Copy word for word the lines in the records below, starting at the line with "Write a component" and ending at the line with "d3.scaleLinear().domain([0, 40]).range([plotBottom, plotTop]);". Skip the pictures.

————————

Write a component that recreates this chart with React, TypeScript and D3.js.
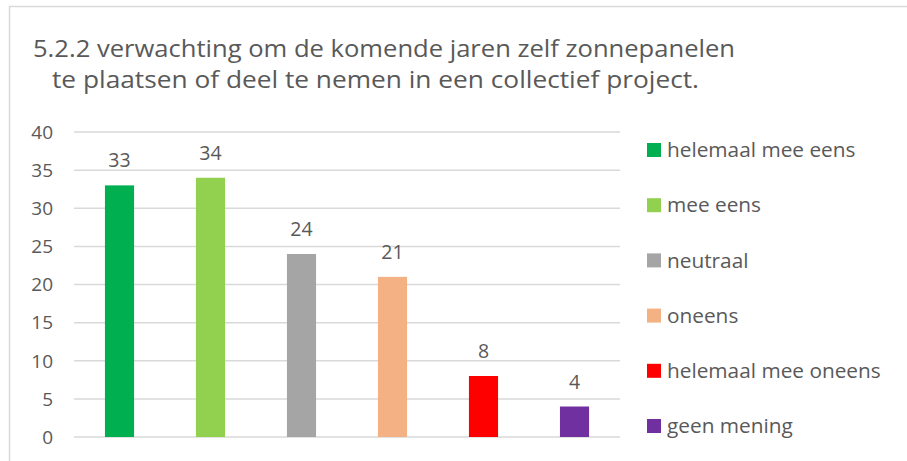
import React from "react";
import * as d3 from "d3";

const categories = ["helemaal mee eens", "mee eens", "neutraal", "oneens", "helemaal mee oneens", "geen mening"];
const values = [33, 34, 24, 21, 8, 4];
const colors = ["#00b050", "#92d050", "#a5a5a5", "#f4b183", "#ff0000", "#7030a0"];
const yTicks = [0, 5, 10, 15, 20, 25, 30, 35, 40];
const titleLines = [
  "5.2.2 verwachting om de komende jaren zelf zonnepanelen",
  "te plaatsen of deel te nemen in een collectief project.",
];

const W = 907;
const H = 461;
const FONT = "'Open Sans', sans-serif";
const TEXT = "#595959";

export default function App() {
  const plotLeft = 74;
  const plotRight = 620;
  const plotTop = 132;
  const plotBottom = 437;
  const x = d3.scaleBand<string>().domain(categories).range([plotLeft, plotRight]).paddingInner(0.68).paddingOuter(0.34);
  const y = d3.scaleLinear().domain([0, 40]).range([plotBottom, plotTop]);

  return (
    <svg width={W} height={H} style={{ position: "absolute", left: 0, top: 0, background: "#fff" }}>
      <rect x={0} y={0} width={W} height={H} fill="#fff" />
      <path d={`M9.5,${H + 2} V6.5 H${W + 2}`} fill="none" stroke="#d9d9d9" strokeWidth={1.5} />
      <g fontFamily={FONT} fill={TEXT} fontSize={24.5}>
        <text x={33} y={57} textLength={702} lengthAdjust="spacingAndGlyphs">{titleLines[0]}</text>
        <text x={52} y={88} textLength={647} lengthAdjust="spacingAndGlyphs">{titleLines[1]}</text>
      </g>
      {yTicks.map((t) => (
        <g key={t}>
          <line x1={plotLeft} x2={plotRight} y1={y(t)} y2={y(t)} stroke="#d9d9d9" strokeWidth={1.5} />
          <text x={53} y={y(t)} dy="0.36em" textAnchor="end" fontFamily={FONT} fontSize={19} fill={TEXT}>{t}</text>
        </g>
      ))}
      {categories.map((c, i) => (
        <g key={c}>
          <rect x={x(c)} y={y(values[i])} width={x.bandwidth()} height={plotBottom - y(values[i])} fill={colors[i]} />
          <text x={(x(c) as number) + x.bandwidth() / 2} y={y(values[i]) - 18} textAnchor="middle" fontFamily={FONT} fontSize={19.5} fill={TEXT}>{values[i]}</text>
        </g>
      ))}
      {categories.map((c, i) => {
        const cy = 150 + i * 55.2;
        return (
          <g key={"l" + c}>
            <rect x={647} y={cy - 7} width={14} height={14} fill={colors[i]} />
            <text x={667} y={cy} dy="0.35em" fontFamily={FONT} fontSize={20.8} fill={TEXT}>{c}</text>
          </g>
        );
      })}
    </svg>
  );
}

————————

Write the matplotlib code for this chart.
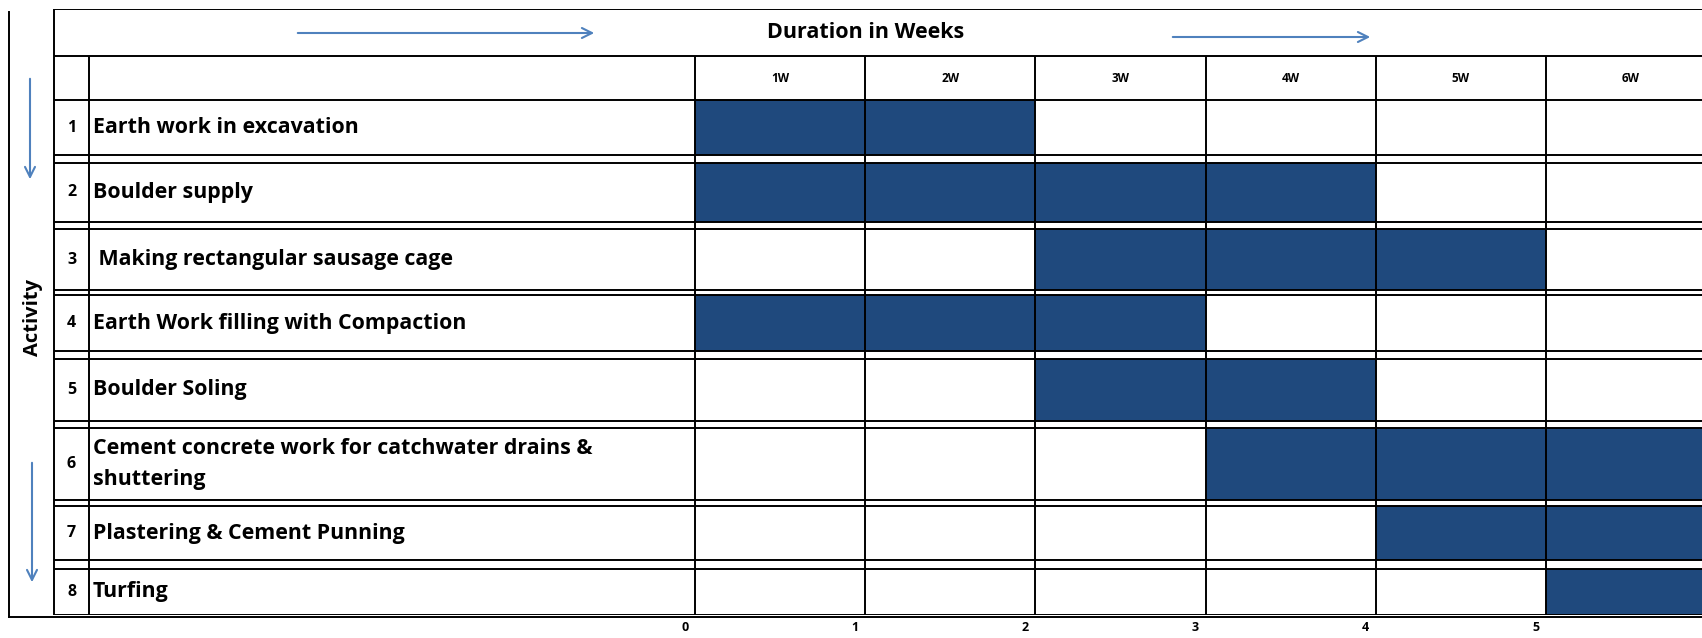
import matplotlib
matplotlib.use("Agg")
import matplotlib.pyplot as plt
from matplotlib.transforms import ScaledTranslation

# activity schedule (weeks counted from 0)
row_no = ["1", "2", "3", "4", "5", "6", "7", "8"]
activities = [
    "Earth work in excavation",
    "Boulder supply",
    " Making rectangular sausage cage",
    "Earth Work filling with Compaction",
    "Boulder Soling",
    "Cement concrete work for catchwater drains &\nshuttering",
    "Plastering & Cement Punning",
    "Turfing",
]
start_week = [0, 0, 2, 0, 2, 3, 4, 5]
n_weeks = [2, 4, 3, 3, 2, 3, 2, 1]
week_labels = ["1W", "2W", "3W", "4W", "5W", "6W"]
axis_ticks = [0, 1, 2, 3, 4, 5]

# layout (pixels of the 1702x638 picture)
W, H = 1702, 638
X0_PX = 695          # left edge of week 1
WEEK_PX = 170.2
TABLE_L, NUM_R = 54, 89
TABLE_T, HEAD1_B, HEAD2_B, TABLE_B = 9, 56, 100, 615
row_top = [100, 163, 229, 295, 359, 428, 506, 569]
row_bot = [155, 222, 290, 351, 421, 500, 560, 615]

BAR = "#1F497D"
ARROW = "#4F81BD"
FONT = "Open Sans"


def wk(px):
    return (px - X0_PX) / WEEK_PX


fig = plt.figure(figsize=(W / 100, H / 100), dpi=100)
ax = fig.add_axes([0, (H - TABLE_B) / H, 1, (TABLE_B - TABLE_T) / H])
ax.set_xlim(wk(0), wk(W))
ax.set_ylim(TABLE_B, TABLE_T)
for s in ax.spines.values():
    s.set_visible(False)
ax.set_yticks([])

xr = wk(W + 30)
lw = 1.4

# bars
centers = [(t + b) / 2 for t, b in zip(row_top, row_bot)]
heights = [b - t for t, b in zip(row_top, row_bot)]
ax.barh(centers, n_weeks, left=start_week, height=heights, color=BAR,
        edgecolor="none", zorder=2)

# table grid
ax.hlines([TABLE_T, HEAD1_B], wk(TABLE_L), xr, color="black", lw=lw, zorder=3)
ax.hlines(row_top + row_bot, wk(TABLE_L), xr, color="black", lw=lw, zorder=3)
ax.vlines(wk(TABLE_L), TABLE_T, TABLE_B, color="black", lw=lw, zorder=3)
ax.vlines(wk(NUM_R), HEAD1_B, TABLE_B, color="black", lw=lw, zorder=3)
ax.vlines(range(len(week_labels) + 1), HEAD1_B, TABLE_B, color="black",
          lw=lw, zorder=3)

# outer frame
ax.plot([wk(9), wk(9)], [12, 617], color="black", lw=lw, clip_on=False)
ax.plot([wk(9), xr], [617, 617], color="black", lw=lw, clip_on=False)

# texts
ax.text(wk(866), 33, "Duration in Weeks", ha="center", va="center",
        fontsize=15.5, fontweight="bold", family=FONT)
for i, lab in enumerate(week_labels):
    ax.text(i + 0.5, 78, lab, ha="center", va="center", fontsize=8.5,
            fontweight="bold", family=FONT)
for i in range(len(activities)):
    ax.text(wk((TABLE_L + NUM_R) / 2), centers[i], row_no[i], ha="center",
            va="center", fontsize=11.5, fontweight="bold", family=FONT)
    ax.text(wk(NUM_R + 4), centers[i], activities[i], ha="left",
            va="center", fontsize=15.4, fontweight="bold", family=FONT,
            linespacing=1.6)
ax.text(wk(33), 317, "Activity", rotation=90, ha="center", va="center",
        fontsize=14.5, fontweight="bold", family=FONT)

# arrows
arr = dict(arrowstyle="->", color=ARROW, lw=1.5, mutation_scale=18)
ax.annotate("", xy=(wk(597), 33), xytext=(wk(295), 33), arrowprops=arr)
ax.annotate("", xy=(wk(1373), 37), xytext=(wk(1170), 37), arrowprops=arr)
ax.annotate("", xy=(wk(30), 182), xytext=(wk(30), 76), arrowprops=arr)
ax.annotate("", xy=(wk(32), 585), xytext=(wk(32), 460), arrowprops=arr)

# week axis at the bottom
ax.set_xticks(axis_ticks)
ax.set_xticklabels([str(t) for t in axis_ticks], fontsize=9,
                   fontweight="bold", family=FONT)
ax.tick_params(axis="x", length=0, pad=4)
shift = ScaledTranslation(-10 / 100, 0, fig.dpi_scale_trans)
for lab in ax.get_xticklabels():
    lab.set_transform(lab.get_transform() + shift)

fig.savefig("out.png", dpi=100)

————————

[Worked solution]
Write a component that recreates this chart with React, TypeScript and D3.js.
import React from "react";
import * as d3 from "d3";

const categories = ["helemaal mee eens", "mee eens", "neutraal", "oneens", "helemaal mee oneens", "geen mening"];
const values = [33, 34, 24, 21, 8, 4];
const colors = ["#00b050", "#92d050", "#a5a5a5", "#f4b183", "#ff0000", "#7030a0"];
const yTicks = [0, 5, 10, 15, 20, 25, 30, 35, 40];
const titleLines = [
  "5.2.2 verwachting om de komende jaren zelf zonnepanelen",
  "te plaatsen of deel te nemen in een collectief project.",
];

const W = 907;
const H = 461;
const FONT = "'Open Sans', sans-serif";
const TEXT = "#595959";

export default function App() {
  const plotLeft = 74;
  const plotRight = 620;
  const plotTop = 132;
  const plotBottom = 437;
  const x = d3.scaleBand<string>().domain(categories).range([plotLeft, plotRight]).paddingInner(0.68).paddingOuter(0.34);
  const y = d3.scaleLinear().domain([0, 40]).range([plotBottom, plotTop]);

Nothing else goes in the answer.